──────── Dataset

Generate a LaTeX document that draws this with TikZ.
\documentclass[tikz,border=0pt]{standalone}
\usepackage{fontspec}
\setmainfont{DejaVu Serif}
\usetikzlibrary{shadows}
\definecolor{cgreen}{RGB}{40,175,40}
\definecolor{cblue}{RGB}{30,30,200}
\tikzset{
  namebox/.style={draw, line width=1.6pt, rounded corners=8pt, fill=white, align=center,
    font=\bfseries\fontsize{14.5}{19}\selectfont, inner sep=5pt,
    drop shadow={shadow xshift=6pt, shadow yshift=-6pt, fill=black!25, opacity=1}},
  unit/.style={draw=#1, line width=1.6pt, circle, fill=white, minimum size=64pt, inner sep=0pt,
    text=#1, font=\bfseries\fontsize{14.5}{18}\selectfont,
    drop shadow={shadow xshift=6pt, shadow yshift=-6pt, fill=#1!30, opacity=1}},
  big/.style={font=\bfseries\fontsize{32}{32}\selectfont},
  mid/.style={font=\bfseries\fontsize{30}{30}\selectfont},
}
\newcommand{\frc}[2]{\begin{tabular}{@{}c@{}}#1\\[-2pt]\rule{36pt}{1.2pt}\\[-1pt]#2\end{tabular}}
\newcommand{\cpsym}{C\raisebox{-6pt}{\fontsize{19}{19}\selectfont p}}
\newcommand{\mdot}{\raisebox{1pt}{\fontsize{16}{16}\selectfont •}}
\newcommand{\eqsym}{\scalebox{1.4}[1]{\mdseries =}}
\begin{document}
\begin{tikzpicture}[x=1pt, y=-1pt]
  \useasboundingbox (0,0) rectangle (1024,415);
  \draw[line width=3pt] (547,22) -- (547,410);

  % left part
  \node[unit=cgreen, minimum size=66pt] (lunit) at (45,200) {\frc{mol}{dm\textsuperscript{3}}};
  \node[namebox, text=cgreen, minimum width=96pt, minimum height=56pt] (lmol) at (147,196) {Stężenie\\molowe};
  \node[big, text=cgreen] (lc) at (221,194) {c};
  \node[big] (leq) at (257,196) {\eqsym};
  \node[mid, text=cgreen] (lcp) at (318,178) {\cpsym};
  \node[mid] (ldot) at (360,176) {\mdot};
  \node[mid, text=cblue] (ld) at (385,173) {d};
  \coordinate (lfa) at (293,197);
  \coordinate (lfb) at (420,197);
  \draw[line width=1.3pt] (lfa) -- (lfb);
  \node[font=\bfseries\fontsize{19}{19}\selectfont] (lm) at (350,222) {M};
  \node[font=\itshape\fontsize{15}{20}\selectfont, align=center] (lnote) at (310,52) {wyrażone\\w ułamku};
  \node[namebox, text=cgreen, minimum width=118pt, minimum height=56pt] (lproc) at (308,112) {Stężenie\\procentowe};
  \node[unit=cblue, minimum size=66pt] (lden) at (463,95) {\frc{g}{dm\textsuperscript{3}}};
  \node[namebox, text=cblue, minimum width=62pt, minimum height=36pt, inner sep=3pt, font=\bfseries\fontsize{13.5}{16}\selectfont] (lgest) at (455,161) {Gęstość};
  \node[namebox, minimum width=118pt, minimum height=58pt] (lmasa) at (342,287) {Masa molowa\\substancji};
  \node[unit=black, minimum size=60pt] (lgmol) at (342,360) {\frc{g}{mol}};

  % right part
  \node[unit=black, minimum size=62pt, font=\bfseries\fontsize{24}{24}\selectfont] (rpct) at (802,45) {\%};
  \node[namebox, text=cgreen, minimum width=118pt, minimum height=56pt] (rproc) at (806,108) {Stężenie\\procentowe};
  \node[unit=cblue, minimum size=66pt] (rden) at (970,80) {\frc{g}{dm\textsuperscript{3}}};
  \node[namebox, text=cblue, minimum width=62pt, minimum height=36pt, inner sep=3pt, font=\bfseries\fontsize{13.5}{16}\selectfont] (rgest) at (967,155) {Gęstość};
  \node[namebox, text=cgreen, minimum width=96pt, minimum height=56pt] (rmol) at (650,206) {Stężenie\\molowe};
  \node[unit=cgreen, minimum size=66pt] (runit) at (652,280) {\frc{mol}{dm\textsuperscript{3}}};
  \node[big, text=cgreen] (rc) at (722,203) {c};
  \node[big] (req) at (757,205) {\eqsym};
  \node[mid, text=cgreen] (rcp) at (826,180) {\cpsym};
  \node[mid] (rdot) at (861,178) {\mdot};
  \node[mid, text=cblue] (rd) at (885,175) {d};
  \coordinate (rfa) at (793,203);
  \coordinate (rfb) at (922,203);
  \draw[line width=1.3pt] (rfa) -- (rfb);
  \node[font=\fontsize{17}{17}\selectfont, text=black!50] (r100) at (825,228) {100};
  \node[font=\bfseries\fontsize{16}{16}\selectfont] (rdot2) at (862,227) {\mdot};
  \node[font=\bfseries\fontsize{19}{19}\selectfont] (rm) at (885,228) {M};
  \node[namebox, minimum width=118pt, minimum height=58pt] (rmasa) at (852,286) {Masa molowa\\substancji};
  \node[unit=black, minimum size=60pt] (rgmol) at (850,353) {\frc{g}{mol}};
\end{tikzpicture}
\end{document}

────────────────
──────── Dataset

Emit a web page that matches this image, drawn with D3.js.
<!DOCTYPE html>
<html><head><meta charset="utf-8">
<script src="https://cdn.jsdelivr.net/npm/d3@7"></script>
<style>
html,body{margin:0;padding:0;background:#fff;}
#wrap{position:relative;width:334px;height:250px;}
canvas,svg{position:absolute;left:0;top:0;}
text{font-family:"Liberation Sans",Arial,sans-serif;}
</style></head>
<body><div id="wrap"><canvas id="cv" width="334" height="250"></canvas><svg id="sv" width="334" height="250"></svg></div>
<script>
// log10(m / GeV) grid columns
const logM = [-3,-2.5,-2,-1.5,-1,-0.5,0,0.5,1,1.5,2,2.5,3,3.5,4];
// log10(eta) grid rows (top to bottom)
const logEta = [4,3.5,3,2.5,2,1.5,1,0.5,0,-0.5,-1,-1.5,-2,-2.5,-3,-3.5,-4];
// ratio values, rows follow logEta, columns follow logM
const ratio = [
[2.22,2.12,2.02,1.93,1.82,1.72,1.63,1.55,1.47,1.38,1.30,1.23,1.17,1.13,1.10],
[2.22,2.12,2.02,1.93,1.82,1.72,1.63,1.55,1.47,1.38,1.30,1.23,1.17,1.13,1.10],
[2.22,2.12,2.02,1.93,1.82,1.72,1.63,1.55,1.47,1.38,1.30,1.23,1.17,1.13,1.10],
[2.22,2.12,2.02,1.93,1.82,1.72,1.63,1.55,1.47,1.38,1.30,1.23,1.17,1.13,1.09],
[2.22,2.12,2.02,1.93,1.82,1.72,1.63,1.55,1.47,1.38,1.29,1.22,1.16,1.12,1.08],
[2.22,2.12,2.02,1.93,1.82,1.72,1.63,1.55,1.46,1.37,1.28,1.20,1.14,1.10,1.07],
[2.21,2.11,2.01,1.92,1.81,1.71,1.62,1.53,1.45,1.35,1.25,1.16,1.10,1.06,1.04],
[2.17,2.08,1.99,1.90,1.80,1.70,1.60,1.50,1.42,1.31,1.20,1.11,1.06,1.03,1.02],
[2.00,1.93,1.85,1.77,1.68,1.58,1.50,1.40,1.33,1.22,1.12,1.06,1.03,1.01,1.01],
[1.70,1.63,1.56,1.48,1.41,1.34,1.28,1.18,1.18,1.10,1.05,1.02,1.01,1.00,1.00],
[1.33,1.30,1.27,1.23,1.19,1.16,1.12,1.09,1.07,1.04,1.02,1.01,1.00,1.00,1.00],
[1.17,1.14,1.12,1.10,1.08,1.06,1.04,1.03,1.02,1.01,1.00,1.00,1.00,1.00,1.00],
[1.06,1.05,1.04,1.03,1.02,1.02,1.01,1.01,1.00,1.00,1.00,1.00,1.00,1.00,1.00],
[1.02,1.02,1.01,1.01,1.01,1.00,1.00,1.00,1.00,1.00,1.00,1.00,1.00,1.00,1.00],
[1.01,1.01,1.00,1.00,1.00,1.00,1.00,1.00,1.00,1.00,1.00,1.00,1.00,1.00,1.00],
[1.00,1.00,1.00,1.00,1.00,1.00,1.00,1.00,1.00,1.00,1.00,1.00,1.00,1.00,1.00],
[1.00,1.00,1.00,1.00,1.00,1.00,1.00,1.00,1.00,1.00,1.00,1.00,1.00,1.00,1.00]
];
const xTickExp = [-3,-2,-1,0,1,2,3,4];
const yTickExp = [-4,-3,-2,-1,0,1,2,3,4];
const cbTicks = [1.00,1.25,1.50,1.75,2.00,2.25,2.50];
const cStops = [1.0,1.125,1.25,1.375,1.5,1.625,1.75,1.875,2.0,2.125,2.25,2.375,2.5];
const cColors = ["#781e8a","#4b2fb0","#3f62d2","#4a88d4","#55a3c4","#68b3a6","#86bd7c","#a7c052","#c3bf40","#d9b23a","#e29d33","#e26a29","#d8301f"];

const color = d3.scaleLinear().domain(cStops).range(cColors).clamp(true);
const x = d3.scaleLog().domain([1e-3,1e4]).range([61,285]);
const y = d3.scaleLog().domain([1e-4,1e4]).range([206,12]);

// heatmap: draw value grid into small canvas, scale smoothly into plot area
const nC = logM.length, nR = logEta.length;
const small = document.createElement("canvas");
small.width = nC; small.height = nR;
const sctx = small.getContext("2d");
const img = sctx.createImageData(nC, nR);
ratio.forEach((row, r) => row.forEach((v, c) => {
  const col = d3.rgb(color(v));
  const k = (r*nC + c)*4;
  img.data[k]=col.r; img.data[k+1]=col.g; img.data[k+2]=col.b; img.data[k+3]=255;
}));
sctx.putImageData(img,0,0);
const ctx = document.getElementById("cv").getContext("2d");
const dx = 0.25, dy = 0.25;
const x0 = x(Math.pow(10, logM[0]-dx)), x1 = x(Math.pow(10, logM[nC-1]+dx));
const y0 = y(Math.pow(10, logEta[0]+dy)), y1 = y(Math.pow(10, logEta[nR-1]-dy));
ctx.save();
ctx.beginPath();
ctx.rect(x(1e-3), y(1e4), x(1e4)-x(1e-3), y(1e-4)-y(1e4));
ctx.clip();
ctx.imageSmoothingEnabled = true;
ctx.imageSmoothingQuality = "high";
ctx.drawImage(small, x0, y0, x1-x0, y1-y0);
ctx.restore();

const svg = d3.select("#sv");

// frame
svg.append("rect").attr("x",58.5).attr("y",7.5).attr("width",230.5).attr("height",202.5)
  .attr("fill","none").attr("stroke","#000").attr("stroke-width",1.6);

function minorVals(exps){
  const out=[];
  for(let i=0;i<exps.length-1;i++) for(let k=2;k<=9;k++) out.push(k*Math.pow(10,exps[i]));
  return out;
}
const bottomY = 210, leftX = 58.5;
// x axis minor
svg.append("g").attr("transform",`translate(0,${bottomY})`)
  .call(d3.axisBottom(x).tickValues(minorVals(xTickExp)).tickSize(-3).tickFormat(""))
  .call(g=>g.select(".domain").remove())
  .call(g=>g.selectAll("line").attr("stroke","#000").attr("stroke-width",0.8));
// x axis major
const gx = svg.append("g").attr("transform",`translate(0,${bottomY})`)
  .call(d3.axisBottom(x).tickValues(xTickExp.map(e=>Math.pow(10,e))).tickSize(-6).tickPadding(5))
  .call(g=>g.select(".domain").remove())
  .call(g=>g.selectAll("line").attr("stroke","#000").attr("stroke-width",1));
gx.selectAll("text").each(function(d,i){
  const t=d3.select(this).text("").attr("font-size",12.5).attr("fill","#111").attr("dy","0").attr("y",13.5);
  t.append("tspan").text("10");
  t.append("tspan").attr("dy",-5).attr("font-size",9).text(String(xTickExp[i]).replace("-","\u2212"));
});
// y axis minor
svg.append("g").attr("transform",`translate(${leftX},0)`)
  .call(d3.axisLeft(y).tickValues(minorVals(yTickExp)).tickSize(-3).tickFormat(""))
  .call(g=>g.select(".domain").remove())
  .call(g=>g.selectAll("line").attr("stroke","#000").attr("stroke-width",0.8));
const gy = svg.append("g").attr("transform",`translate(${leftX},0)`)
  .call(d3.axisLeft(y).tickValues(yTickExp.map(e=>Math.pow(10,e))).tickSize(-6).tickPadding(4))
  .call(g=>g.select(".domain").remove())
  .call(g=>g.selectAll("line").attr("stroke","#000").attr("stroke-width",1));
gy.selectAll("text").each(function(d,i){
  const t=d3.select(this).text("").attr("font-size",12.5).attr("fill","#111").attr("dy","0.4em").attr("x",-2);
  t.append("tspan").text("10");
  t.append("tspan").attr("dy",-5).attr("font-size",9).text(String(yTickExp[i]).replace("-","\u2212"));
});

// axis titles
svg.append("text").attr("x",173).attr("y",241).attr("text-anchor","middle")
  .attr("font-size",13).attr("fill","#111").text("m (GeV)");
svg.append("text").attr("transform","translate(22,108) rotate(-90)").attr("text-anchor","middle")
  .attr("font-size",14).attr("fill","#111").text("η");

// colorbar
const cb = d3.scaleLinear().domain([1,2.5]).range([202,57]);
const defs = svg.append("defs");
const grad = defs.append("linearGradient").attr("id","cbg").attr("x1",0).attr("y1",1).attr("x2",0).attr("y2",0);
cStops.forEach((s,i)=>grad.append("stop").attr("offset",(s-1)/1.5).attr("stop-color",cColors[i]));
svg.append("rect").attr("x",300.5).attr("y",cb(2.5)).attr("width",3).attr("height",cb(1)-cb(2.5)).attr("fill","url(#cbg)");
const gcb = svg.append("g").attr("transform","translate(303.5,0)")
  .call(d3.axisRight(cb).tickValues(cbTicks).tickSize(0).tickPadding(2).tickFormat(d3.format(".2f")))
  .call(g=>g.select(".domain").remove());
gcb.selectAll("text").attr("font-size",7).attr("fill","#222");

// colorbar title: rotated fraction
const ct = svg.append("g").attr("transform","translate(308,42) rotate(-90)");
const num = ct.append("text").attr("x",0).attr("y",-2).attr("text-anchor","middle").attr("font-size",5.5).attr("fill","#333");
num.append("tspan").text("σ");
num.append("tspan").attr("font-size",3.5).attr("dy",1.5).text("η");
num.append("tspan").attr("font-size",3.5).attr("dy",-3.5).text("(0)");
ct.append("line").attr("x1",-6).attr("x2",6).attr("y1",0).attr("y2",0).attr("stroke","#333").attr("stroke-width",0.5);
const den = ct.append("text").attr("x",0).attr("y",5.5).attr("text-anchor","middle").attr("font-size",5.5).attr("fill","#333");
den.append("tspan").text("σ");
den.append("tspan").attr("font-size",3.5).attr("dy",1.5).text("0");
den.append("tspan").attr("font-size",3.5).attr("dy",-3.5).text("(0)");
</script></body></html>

────────────────

Within the records above, how many lines include the word "that"? State the number by itself.

2